Deze nieuwe regeling, waarin effectief alleen de vervaltermijn, het subsidieplafond en de indieningstermijn voor aanvragen (met terugwerkende kracht) zijn gewijzigd, leidt ten opzichte van de regeling die tot 1 april 2022 gold, niet tot extra aanvragen en daarom ook niet tot een toe- of afname van de regeldruk bij de gebruikers van de subsidie. De wijzigingen zien op het volledig kunnen benutten van het resterend budget. Zie voor de berekening van die regeldruk ook de toelichting bij de oorspronkelijke Regeling waardevermeerdering.2

6. Vaste verandermomenten

De regeling treedt in werking met ingang van de dag na de datum van uitgifte van de Staatscourant waarin zij wordt geplaatst. Met deze datum van inwerkingtreding wordt afgeweken van de systematiek van de vaste verandermomenten, inhoudende dat ministeriële regelingen met ingang van de eerste dag van elk kwartaal in werking treden en minimaal twee maanden voordien worden bekendgemaakt. Dat kan in dit geval worden gerechtvaardigd doordat de doelgroep gebaat is bij spoedige inwerkingtreding. Omdat met deze nieuwe regeling wordt beoogd materieel de oorspronkelijke Regeling waardevermeerdering vanaf 1 april 2022 voort te zetten door terugwerkende kracht aan deze regeling te geven, is afwijking van de systematiek van de vaste verandermomenten gewenst.

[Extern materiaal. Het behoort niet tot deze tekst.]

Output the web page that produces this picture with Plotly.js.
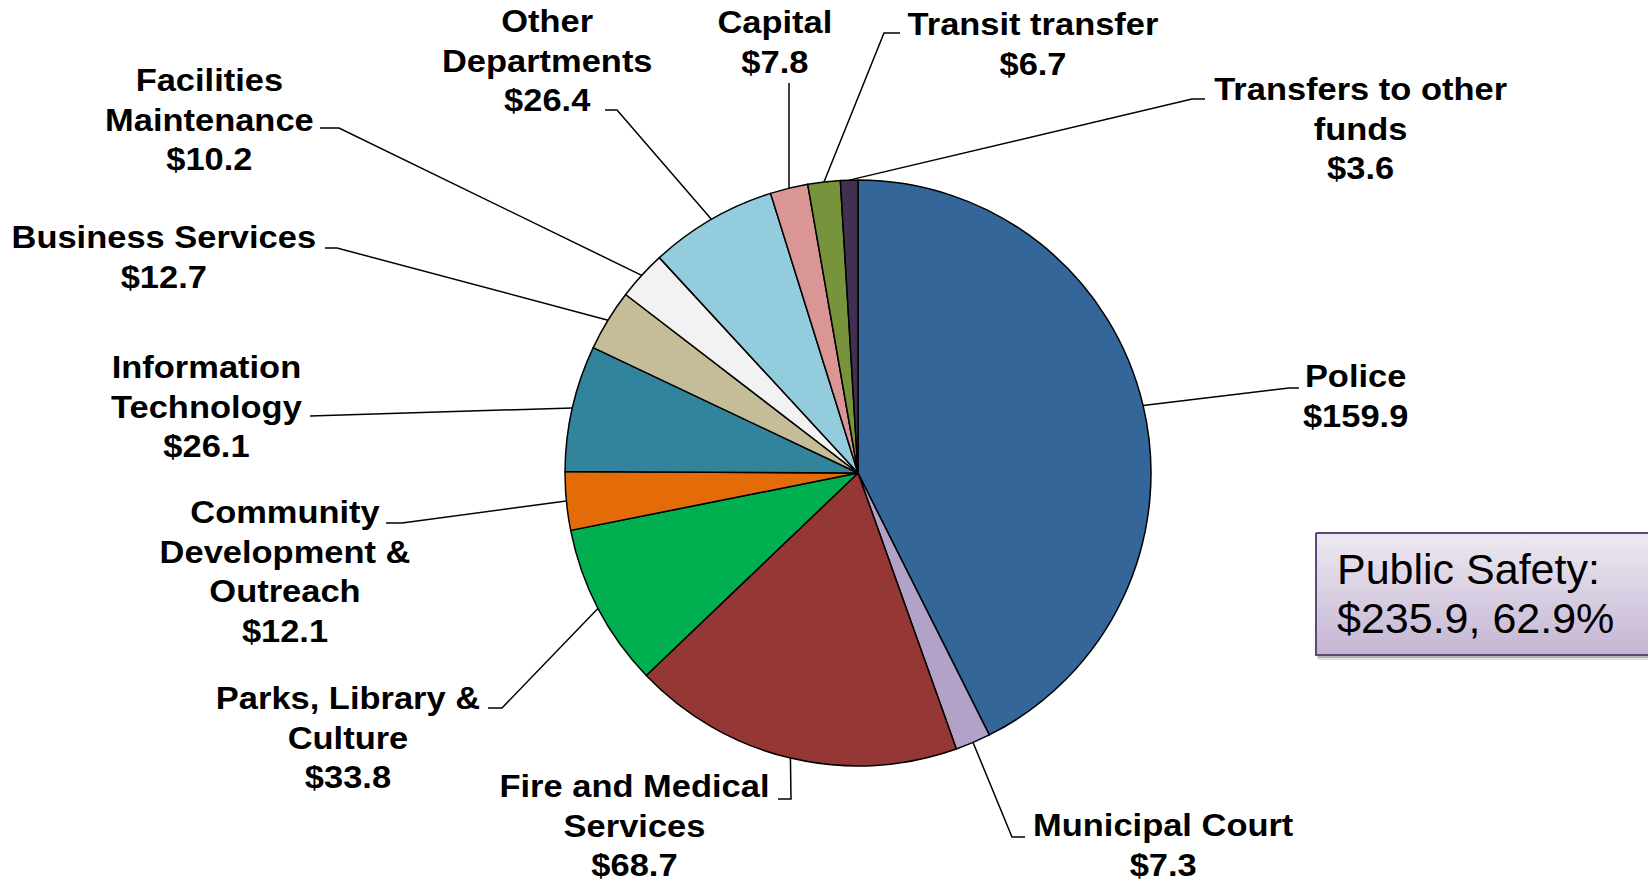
<!DOCTYPE html>
<html>
<head>
<meta charset="utf-8">
<script src="https://cdn.plot.ly/plotly-3.0.1.min.js"></script>
<style>
html,body{margin:0;padding:0;background:#ffffff;}
#chart{width:1648px;height:883px;}
</style>
</head>
<body>
<div id="chart"></div>
<script>
// ---------- DATA ----------
const categories = ["Police", "Municipal Court", "Fire and Medical Services", "Parks, Library & Culture",
  "Community Development & Outreach", "Information Technology", "Business Services",
  "Facilities Maintenance", "Other Departments", "Capital", "Transit transfer", "Transfers to other funds"];
const values = [159.9, 7.3, 68.7, 33.8, 12.1, 26.1, 12.7, 10.2, 26.4, 7.8, 6.7, 3.6];
const labelLines = [["Police"], ["Municipal Court"], ["Fire and Medical", "Services"], ["Parks, Library &", "Culture"],
  ["Community", "Development &", "Outreach"], ["Information", "Technology"], ["Business Services"],
  ["Facilities", "Maintenance"], ["Other", "Departments"], ["Capital"], ["Transit transfer"], ["Transfers to other", "funds"]];
const publicSafety = ["Police", "Municipal Court", "Fire and Medical Services"];
const boxTitle = "Public Safety:";

// ---------- STYLE / LAYOUT ----------
const sliceColors = ["#346699", "#B3A2C7", "#953735", "#00B050", "#E36C09", "#31849B",
  "#C4BD97", "#F2F2F2", "#93CDDD", "#D99694", "#77933C", "#403151"];
const W = 1648, H = 883, CX = 858, CY = 473, R = 293;
const FS = 30.5, LH = 1.3 * FS, STRETCH = 1.13;
const FONT = "Liberation Sans, Arial, sans-serif";
// label centre x, first-line baseline, leader elbow/end points (page px)
const labelPos = [
  {x: 1355, b: 387, path: [[1289, 388], [1299, 388]]},
  {x: 1163, b: 836, path: [[1012, 837], [1025, 837]]},
  {x: 634,  b: 796, path: [[791, 799], [778, 799]]},
  {x: 348,  b: 708, path: [[502, 708], [488, 708]]},
  {x: 285,  b: 523, path: [[402, 523], [386, 523]]},
  {x: 206,  b: 377, path: [[318, 416], [310, 416]]},
  {x: 164,  b: 248, path: [[337, 248], [325, 248]]},
  {x: 209,  b: 90,  path: [[339, 128], [320, 128]]},
  {x: 547,  b: 31,  path: [[617, 110], [605, 110]]},
  {x: 775,  b: 33,  path: [[789, 83]]},
  {x: 1033, b: 35,  path: [[884, 33], [900, 33]]},
  {x: 1360, b: 99,  path: [[1192, 99], [1205, 99]]}
];
const box = {x0: 1316, y0: 533, x1: 1662, y1: 655, textX: 1335, b1: 584, b2: 633, fs: 43};

// ---------- BUILD ----------
const total = values.reduce((a, b) => a + b, 0);
const data = [];
data.push({
  type: "pie",
  values: values,
  labels: categories,
  sort: false,
  direction: "clockwise",
  rotation: 0,
  textinfo: "none",
  hoverinfo: "label+value",
  showlegend: false,
  marker: {colors: sliceColors, line: {color: "#000000", width: 1.5}},
  domain: {x: [(CX - R) / W, (CX + R) / W], y: [(H - CY - R) / H, (H - CY + R) / H]}
});

let cum = 0;
const annotations = [];
values.forEach((v, i) => {
  const mid = (cum + v / 2) / total * 2 * Math.PI;
  cum += v;
  const ex = CX + R * Math.sin(mid), ey = CY - R * Math.cos(mid);
  const p = labelPos[i];
  const xs = [ex].concat(p.path.map(q => q[0]));
  const ys = [ey].concat(p.path.map(q => q[1]));
  data.push({type: "scatter", mode: "lines", x: xs, y: ys, xaxis: "x", yaxis: "y",
    line: {color: "#000000", width: 1.5}, hoverinfo: "skip", showlegend: false});
  const lines = labelLines[i].concat(["$" + v.toFixed(1)]);
  const n = lines.length;
  annotations.push({
    text: lines.join("<br>"), x: p.x, y: p.b + (n - 1) * LH / 2 - 0.3465 * FS,
    xref: "x", yref: "y", showarrow: false, xanchor: "center", yanchor: "middle", align: "center",
    font: {family: FONT, size: FS, color: "#000000", weight: 700}
  });
});

// Public safety box
const psTotal = categories.reduce((s, c, i) => publicSafety.includes(c) ? s + values[i] : s, 0);
const psPct = psTotal / total * 100;
data.push({type: "scatter", mode: "lines", xaxis: "x", yaxis: "y", hoverinfo: "skip", showlegend: false,
  x: [box.x0, box.x1, box.x1, box.x0, box.x0], y: [box.y0, box.y0, box.y1, box.y1, box.y0],
  fill: "toself",
  fillgradient: {type: "vertical", colorscale: [[0, "#EDE9F1"], [1, "#C5B5D3"]], start: box.y0, stop: box.y1},
  line: {color: "#5F497A", width: 2}});
annotations.push({text: boxTitle, x: box.textX, y: box.b1 - 0.3465 * box.fs, xref: "x", yref: "y",
  showarrow: false, xanchor: "left", yanchor: "middle", font: {family: FONT, size: box.fs, color: "#000000"}});
annotations.push({text: "$" + psTotal.toFixed(1) + ", " + psPct.toFixed(1) + "%", x: box.textX, y: box.b2 - 0.3465 * box.fs,
  xref: "x", yref: "y", showarrow: false, xanchor: "left", yanchor: "middle", font: {family: FONT, size: box.fs, color: "#000000"}});

const layout = {
  width: W, height: H,
  margin: {l: 0, r: 0, t: 0, b: 0, pad: 0},
  paper_bgcolor: "#ffffff", plot_bgcolor: "rgba(0,0,0,0)",
  showlegend: false,
  xaxis: {range: [0, W], visible: false, fixedrange: true, domain: [0, 1]},
  yaxis: {range: [H, 0], visible: false, fixedrange: true, domain: [0, 1]},
  shapes: [
    {type: "rect", xref: "x", yref: "y", x0: box.x0 + 2, y0: box.y0 + 3, x1: box.x1 + 4, y1: box.y1 + 5,
      fillcolor: "rgba(0,0,0,0.12)", line: {width: 0}, layer: "below"},
    {type: "rect", xref: "x", yref: "y", x0: box.x0 + 1, y0: box.y0 + 2, x1: box.x1 + 2, y1: box.y1 + 3,
      fillcolor: "rgba(0,0,0,0.18)", line: {width: 0}, layer: "below"}
  ],
  annotations: annotations
};

Plotly.newPlot("chart", data, layout, {staticPlot: true, displayModeBar: false}).then(gd => {
  labelPos.forEach((p, i) => {
    const t = gd.querySelector('.annotation[data-index="' + i + '"] text');
    if (t) {
      t.style.transformBox = "fill-box";
      t.style.transformOrigin = "center";
      t.style.transform = "scaleX(" + STRETCH + ")";
    }
  });
});
</script>
</body>
</html>
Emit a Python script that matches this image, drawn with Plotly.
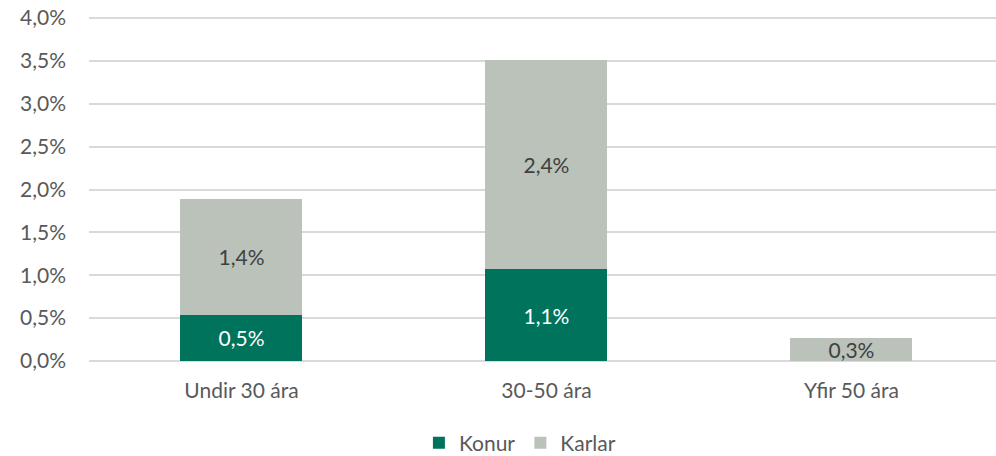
import plotly.graph_objects as go

categories = ["Undir 30 ára", "30-50 ára", "Yfir 50 ára"]
konur = [0.0054, 0.0107, 0.0]
karlar = [0.0135, 0.0244, 0.0027]
konur_labels = ["0,5%", "1,1%", ""]
karlar_labels = ["1,4%", "2,4%", "0,3%"]
tick_vals = [0, 0.005, 0.01, 0.015, 0.02, 0.025, 0.03, 0.035, 0.04]

FONT = "Lato, Calibri, Carlito, sans-serif"
FS = 21

fig = go.Figure()
fig.add_trace(go.Bar(
    name="Konur", x=categories, y=konur, text=konur_labels,
    textposition="inside", insidetextanchor="middle", constraintext="none",
    textfont=dict(color="white", size=FS, family=FONT),
    marker=dict(color="#00735C", line=dict(width=0)),
    width=0.4, hoverinfo="skip",
))
fig.add_trace(go.Bar(
    name="Karlar", x=categories, y=karlar, text=karlar_labels,
    textposition="inside", insidetextanchor="middle", constraintext="none",
    textfont=dict(color="#404040", size=FS, family=FONT),
    marker=dict(color="#BAC2BA", line=dict(width=0)),
    width=0.4, hoverinfo="skip",
))

fig.update_layout(
    width=996, height=456,
    barmode="stack",
    separators=",.",
    paper_bgcolor="white", plot_bgcolor="white",
    margin=dict(l=89, r=0, t=16, b=95, autoexpand=False),
    font=dict(family=FONT, size=FS, color="#595959"),
    xaxis=dict(range=[-0.5, 2.474], showgrid=False, showline=False,
               ticks="", automargin=False, ticklabelstandoff=15,
               tickfont=dict(size=FS, color="#595959")),
    yaxis=dict(range=[0, 0.040233], tickvals=tick_vals, tickformat=".1%",
               showgrid=True, gridcolor="#D9D9D9", gridwidth=1.5,
               zeroline=True, zerolinecolor="#D9D9D9", zerolinewidth=1.5,
               showline=False, ticks="", ticklabelstandoff=22, automargin=False,
               ticklabeloverflow="allow",
               tickfont=dict(size=FS, color="#595959")),
    legend=dict(orientation="h", xref="container", yref="container",
                x=0.522, xanchor="center", y=0.0285, yanchor="middle",
                font=dict(size=FS, color="#595959"),
                traceorder="normal", itemwidth=30),
    showlegend=True,
)

fig.write_html(
    "out.html",
    config={"displayModeBar": False},
    post_script="document.body.style.margin='0';document.body.style.overflow='hidden';",
)
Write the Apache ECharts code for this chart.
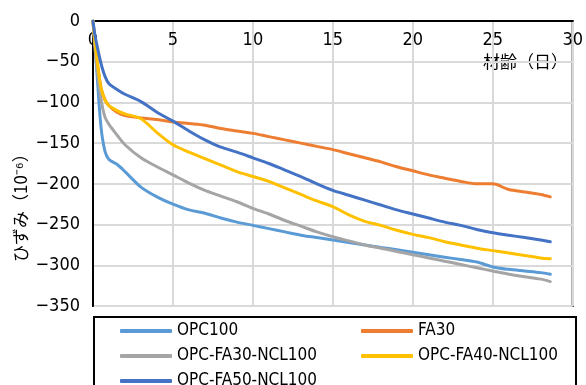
<!DOCTYPE html>
<html>
<head>
<meta charset="utf-8">
<script src="https://cdn.jsdelivr.net/npm/echarts@6/dist/echarts.min.js"></script>
<style>html,body{margin:0;padding:0;background:#fff;}#c{width:586px;height:385px;}</style>
</head>
<body>
<div id="c"></div>
<script>
const days = [0, 0.1, 0.25, 0.5, 0.75, 1, 1.5, 2, 3, 4, 5, 6, 7, 8, 9, 10, 11, 12, 13, 14, 15, 16, 17, 18, 19, 20, 21, 22, 23, 24, 25, 26, 27, 28, 28.6];
const xTicks = [0, 5, 10, 15, 20, 25, 30];
const yTicks = [0, -50, -100, -150, -200, -250, -300, -350];
const seriesNames = ['OPC100', 'FA30', 'OPC-FA30-NCL100', 'OPC-FA40-NCL100', 'OPC-FA50-NCL100'];
const opc100 =   [0, -20, -65, -130, -160, -170, -176, -185, -204, -216, -225, -232, -236, -242, -247, -251, -255, -259, -263, -266, -269, -272, -275, -278, -281, -284, -287, -290, -293, -296, -302, -305, -307, -309, -311];
const fa30 =     [0, -22, -48, -82, -97, -104, -112, -116, -119, -121, -124, -126, -128, -132, -135, -138, -142, -146, -150, -154, -158, -163, -168, -173, -179, -184, -189, -193, -197, -200, -200, -207, -210, -213, -216];
const opcFa30 =  [0, -28, -58, -96, -118, -127, -140, -152, -168, -179, -189, -199, -208, -215, -222, -230, -237, -245, -252, -259, -265, -270, -275, -279, -283, -287, -291, -295, -299, -303, -307, -311, -314, -317, -320];
const opcFa40 =  [0, -22, -48, -82, -97, -104, -110, -114, -120, -137, -152, -161, -169, -177, -185, -191, -197, -205, -213, -221, -228, -238, -246, -251, -257, -262, -266, -271, -275, -279, -282, -285, -288, -291, -292];
const opcFa50 =  [0, -15, -30, -52, -68, -77, -84, -90, -99, -112, -123, -135, -146, -155, -161, -168, -175, -183, -191, -200, -208, -214, -220, -226, -232, -237, -242, -247, -251, -256, -260, -263, -266, -269, -271];
const colors = ['#5B9BD5', '#ED7D31', '#A5A5A5', '#FFC000', '#4472C4'];

const allValues = [opc100, fa30, opcFa30, opcFa40, opcFa50];
const latin = '"Liberation Sans Narrow", "DejaVu Sans Condensed", "Noto Sans CJK JP", sans-serif';
const jp = '"Noto Sans CJK JP", sans-serif';

const chart = echarts.init(document.getElementById('c'));
chart.setOption({
  animation: false,
  backgroundColor: '#fff',
  grid: { left: 93, top: 21, right: 9, bottom: 79, show: true, borderColor: '#000', borderWidth: 2, backgroundColor: 'transparent' },
  xAxis: {
    type: 'value', position: 'top', min: xTicks[0], max: xTicks[xTicks.length - 1], interval: 5,
    axisLine: { show: true, onZero: false, lineStyle: { color: '#000', width: 2 } },
    axisTick: { show: false },
    axisLabel: { inside: true, margin: 10, color: '#000', fontSize: 18, fontFamily: latin, showMaxLabel: true, showMinLabel: true },
    splitLine: { show: true, lineStyle: { color: '#D9D9D9', width: 2 } }
  },
  yAxis: {
    type: 'value', min: -350, max: 0, interval: 50,
    axisLine: { show: true, onZero: false, lineStyle: { color: '#000', width: 2 } },
    axisTick: { show: false },
    axisLabel: { margin: 13, color: '#000', fontSize: 18, fontFamily: latin, formatter: v => (v < 0 ? '\u2212' + Math.abs(v) : String(v)) },
    splitLine: { show: true, lineStyle: { color: '#D9D9D9', width: 2 } }
  },
  legend: [
    { data: [seriesNames[0], seriesNames[2], seriesNames[4]], orient: 'vertical', left: 115, top: 316, height: 150, itemWidth: 52, itemHeight: 4, itemGap: 5, icon: 'roundRect',
      textStyle: { color: '#000', fontSize: 17, fontFamily: latin, lineHeight: 20 } },
    { data: [seriesNames[1], seriesNames[3]], orient: 'vertical', left: 356, top: 316, height: 150, itemWidth: 52, itemHeight: 4, itemGap: 5, icon: 'roundRect',
      textStyle: { color: '#000', fontSize: 17, fontFamily: latin, lineHeight: 20 } }
  ],
  graphic: [
    { type: 'rect', left: 93, top: 316, shape: { width: 482, height: 90 }, style: { fill: 'transparent', stroke: '#000', lineWidth: 2 }, silent: true },
    { type: 'text', left: 483, top: 53, style: { text: '材齢（日）', font: '17px ' + jp, fill: '#000' } },
    { type: 'text', x: 12, y: 262, rotation: Math.PI / 2, style: { text: 'ひずみ（10⁻⁶）', font: '17px ' + jp, fill: '#000' } }
  ],
  series: seriesNames.map((n, i) => ({
    name: n, type: 'line', showSymbol: false, symbol: 'none', smooth: 0.3,
    data: days.map((d, k) => [d, allValues[i][k]]),
    lineStyle: { color: colors[i], width: 3, cap: 'round', join: 'round' },
    itemStyle: { color: colors[i] }
  }))
});
</script>
</body>
</html>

Door de openstellingsperiode in artikel 2, tweede lid, te laten starten op 1 januari 2021, wordt de laatste openstellingsperiode van de oude regeling en het daarvoor vastgestelde subsidieplafond in één keer verlengd respectievelijk opgehoogd. Daardoor vallen alle aanvragen binnen hetzelfde regime.

De voorliggende verlenging is eerder in de vorm van een wijziging tot verlenging van de vervaldatum op 21 februari 2022 aan de Tweede Kamer overgelegd. Ondanks het feit dat noodzakelijkerwijze uiteindelijk is gekozen voor een nieuwe regeling, is de inhoud van de deze regeling al openbaar bekend gemaakt.

De Staatssecretaris van Economische Zaken en Klimaat, J.A. Vijlbrief


X Noot
1

Regeling waardevermeerdering woningen gaswinning Groningenveld (Stcrt. 2017, 15110).

X Noot
2

Regeling waardevermeerdering woningen gaswinning Groningenveld (Stcrt. 2017, 15110).